To express the repeating decimal 0.090909... as a geometric series, we need to look at it as an infinite series where each term is derived by multiplying the previous term by a certain factor (the common ratio). In this case, each subsequent term is the previous term multiplied by \(10^{-2}\). By identifying the repeating pattern — 09 in the tenths and hundredths place — we can express the decimal as:\[0.090909\ldots = 9(10^{-2} + 10^{-4} + 10^{-6} + \ldots)\]This shows clearly how the repeated sequence of the decimal fits into the framework of a geometric series.
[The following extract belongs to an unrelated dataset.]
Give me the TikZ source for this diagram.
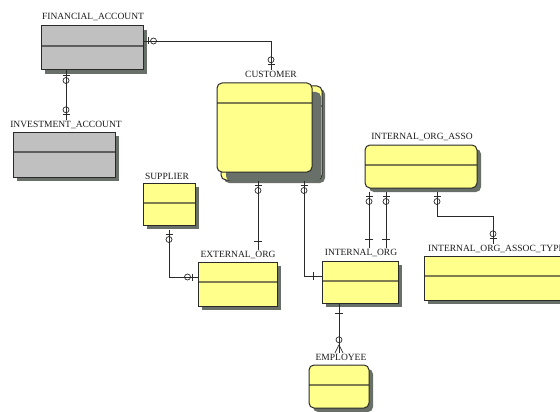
\documentclass[tikz,border=0pt]{standalone}
\usepackage{fontspec}
\setmainfont{Liberation Serif}
\usetikzlibrary{shadows, calc, decorations.markings}
\definecolor{entyel}{HTML}{FFFF8C}
\definecolor{entgry}{HTML}{C0C0C0}
\definecolor{shdgry}{HTML}{687069}
\definecolor{lnblk}{HTML}{2A2A2A}
\definecolor{divyel}{HTML}{7E7E50}
\definecolor{divgry}{HTML}{5E5E5E}

\begin{document}
\begin{tikzpicture}[x=1pt, y=-1pt,
  shd/.style={drop shadow={shadow xshift=#1, shadow yshift=-#1, fill=shdgry, opacity=1}},
  ent/.style={rectangle, draw=lnblk, line width=1pt, fill=entyel, inner sep=0pt, shd=#1,
    path picture={\draw[divyel, line width=1.1pt]
      ([yshift=-20pt]path picture bounding box.north west) --
      ([yshift=-20pt]path picture bounding box.north east);}},
  ent/.default=4pt,
  entr/.style={ent=#1, rounded corners=5pt},
  entr/.default=4pt,
  entg/.style={ent, fill=entgry,
    path picture={\draw[divgry, line width=1.1pt]
      ([yshift=-20pt]path picture bounding box.north west) --
      ([yshift=-20pt]path picture bounding box.north east);}},
  lab/.style={font=\fontsize{9.5}{10}\selectfont, text=black!90, inner sep=1pt,
    text height=6.5pt, text depth=1.5pt},
  rel/.style={draw=lnblk, line width=0.8pt},
  sym/.style={draw=lnblk, line width=0.7pt},
  % zero or one at the start / end
  zos/.style={postaction={decorate, decoration={markings,
    mark=at position 5pt with {\draw[sym] (0,-3.5pt) -- (0,3.5pt);},
    mark=at position 10pt with {\draw[sym] (0,0) circle (3pt);}}}},
  zoe/.style={postaction={decorate, decoration={markings,
    mark=at position -10pt with {\draw[sym] (0,0) circle (3pt);},
    mark=at position -5pt with {\draw[sym] (0,-3.5pt) -- (0,3.5pt);}}}},
  % exactly one
  ones/.style={postaction={decorate, decoration={markings,
    mark=at position 10pt with {\draw[sym] (0,-4pt) -- (0,4pt);}}}},
  onee/.style={postaction={decorate, decoration={markings,
    mark=at position -8pt with {\draw[sym] (0,-4pt) -- (0,4pt);}}}},
  % zero or many
  zme/.style={postaction={decorate, decoration={markings,
    mark=at position -13pt with {\draw[sym] (0,0) circle (3pt);},
    mark=at position -8pt with {\draw[sym] (0,0) -- (8pt,4pt) (0,0) -- (8pt,-4pt);}}}},
]
\clip (0,0) rectangle (560,412);

% Entities
\node[entg, minimum width=102, minimum height=44] (fa) at (92,48) {};
\node[lab] (fal) at (93,17) {FINANCIAL\_ACCOUNT};
\node[entg, minimum width=102, minimum height=45] (ia) at (64,154.5) {};
\node[lab] (ial) at (66,125) {INVESTMENT\_ACCOUNT};

\node[entr=3pt, minimum width=101, minimum height=94] (custb) at (271.5,133) {};
\node[entr=9pt, minimum width=95, minimum height=89] (cust) at (264.5,127.5) {};
\node[lab] (custl) at (271,75) {CUSTOMER};

\node[ent, minimum width=52, minimum height=42] (sup) at (169,204) {};
\node[lab] (supl) at (167,177) {SUPPLIER};
\node[ent, minimum width=79, minimum height=44] (ext) at (237.5,284) {};
\node[lab] (extl) at (238,255) {EXTERNAL\_ORG};

\node[entr, minimum width=112, minimum height=43] (asso) at (421,166.5) {};
\node[lab] (assol) at (422,137) {INTERNAL\_ORG\_ASSO};
\node[ent, minimum width=76, minimum height=42] (int) at (360,282) {};
\node[lab] (intl) at (361,253) {INTERNAL\_ORG};
\node[ent, minimum width=160, minimum height=44] (typ) at (504,278) {};
\node[lab, anchor=west] (typl) at (427,249) {INTERNAL\_ORG\_ASSOC\_TYPE};

\node[entr, minimum width=60, minimum height=43] (emp) at (339,386.5) {};
\node[lab] (empl) at (341,358) {EMPLOYEE};

% Connector points
\coordinate (cx1) at ($(custb.south)+(-13.5,0)$);
\coordinate (cx2) at ($(custb.south)+(32.5,0)$);
\coordinate (ax1) at ($(asso.south)+(-52,3)$);
\coordinate (ax2) at ($(asso.south)+(-35,3)$);
\coordinate (ax3) at ($(asso.south)+(16,3)$);
\coordinate (tx) at ($(typl.north west)+(66,0)$);
\coordinate (ix) at ($(int.south)+(-21,0)$);

% Relationships
\draw[rel, zos, zoe] (fa.south -| ial.north) -- (ial.north);
\draw[rel, zos, zoe] ([yshift=7pt]fa.east) -| (custl.north);
\draw[rel, zos, onee] (cx1) -- (cx1 |- extl.north);
\draw[rel, zos, onee] (cx2) |- ([yshift=6pt]int.west);
\draw[rel, zos, zoe] ([yshift=-4pt]sup.south) |- ([yshift=7pt]ext.west);
\draw[rel, zos, onee] (ax1) -- (ax1 |- intl.north);
\draw[rel, zos, onee] (ax2) -- (ax2 |- intl.north);
\draw[rel, zos, zoe] (ax3) -- ++(0,25) -| (tx);
\draw[rel, ones, zme] (ix) -- (ix |- empl.north);
\end{tikzpicture}
\end{document}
Calculating the sum of an infinite geometric series like 0.090909... requires understanding a special formula. For an infinite geometric series to have a sum, the absolute value of the common ratio \(r\) must be less than 1.The formula to find the sum \(S\) of such a series is:\[S = \frac{a}{1 - r}\]where \(a\) is the first term and \(r\) is the common ratio. In the given example, the first term \(a = 9 \times 10^{-2}\) and the common ratio \(r = 10^{-2}\). Plugging these into the formula, we calculate:\[S = \frac{10^{-2}}{1 - 10^{-2}}\]This formula helps sum up all the infinitely many terms by accounting for their rapidly decreasing sizes. Hence, multiplying the result by the coefficient 9 accounts for the repeating portion throughout the decimal sequence, ultimately allowing us to express the infinite decimal as a finite fraction.
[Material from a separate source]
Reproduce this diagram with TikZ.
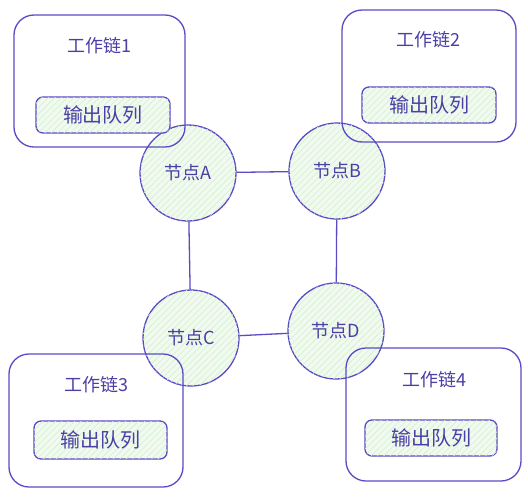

Converting a repeating decimal to a fraction involves using the concept and result from the geometric series. Once the infinite series is expressed and summed as described earlier, the repeating decimal can be rewritten as a simple fraction.First, multiply the sum of the infinite series by the coefficient, which represents how many times the fractional unit (formed from the series) repeats. For 0.090909..., this coefficient is 9:\[0.090909\ldots = 9 \cdot \frac{10^{-2}}{1 - 10^{-2}}\]Then, simplify this complex expression by rationalizing it. By multiplying both the numerator and the denominator with the same power of ten that clears the denominators, the fraction simplifies to:\[0.090909\ldots = \frac{9}{99}\]The final step is simplifying \(\frac{9}{99}\). Both the numerator and denominator can be divided by their greatest common divisor, which is 9, yielding:\[\frac{9}{99} = \frac{1}{11}\]Thus, the repeating decimal \(0.\overline{09}\) expressed as a proper fraction is \(\frac{1}{11}\), completing our conversion efficiently.